The CBI said "40 scientific reports" have confirmed suicide, but the families of the girls - who were cousins - have rejected it. They say they want Prime Minister Narendra Modi to ensure a fair probe.
"The CBI has not explained why they would commit suicide. If we don't get justice we will kill ourselves," said Sohan Lal, the father of one of the girls.
The girls, who were 14 and 15, were found hanging from a mango tree near their village on May 28, a day after they were reported missing. Based on their autopsy, the police said the girls were raped, beaten and hanged alive.
The case sparked fresh debate about India's treatment of women, less than two years after public anger over the fatal gang-rape of a student on a moving bus in Delhi. UN Secretary General Ban ki Moon said he was appalled.
The girls' families had alleged that they were kidnapped and murdered by five young men of a family in the village.
The CBI, which took over the investigation in June amid global outrage, said the autopsy that confirmed rape was unreliable and not a professional job.
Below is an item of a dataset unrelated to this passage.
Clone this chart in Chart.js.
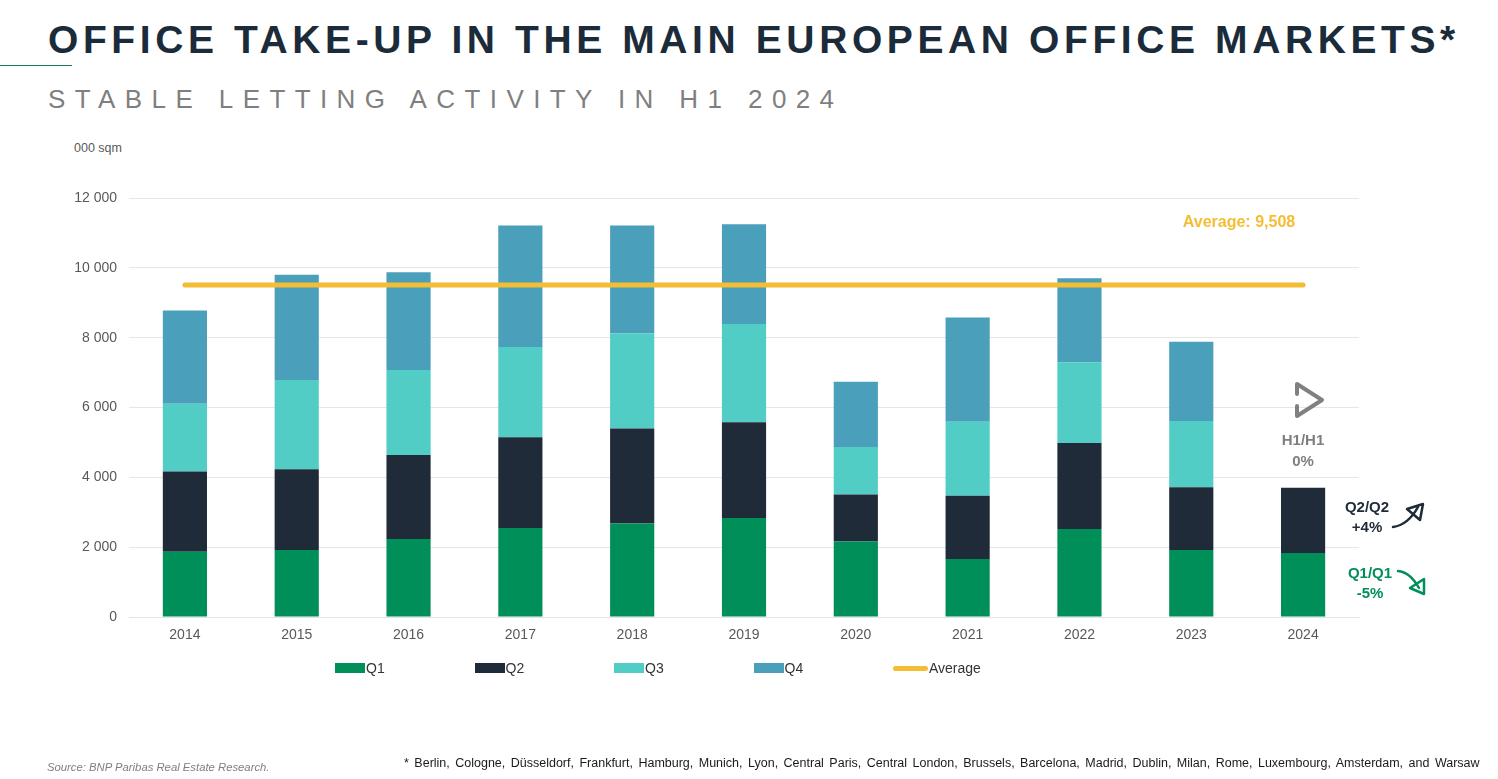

It also said a key witness had lied about seeing the girls dragged by some men.
The CBI's findings have raised a political storm.
"I think that the CBI has decided in haste. They haven't gone completely into the facts. We will investigate," said Uttar Pradesh politician Mayawati, who had targeted the state's ruling Samajwadi Party for failing to protect women and stop rapes.
The Samajwadi Party has demanded an apology from "everyone who targeted our government."
"We were maligned. Media has been proved wrong," said Uttar Pradesh Chief Minister Akhilesh Yadav.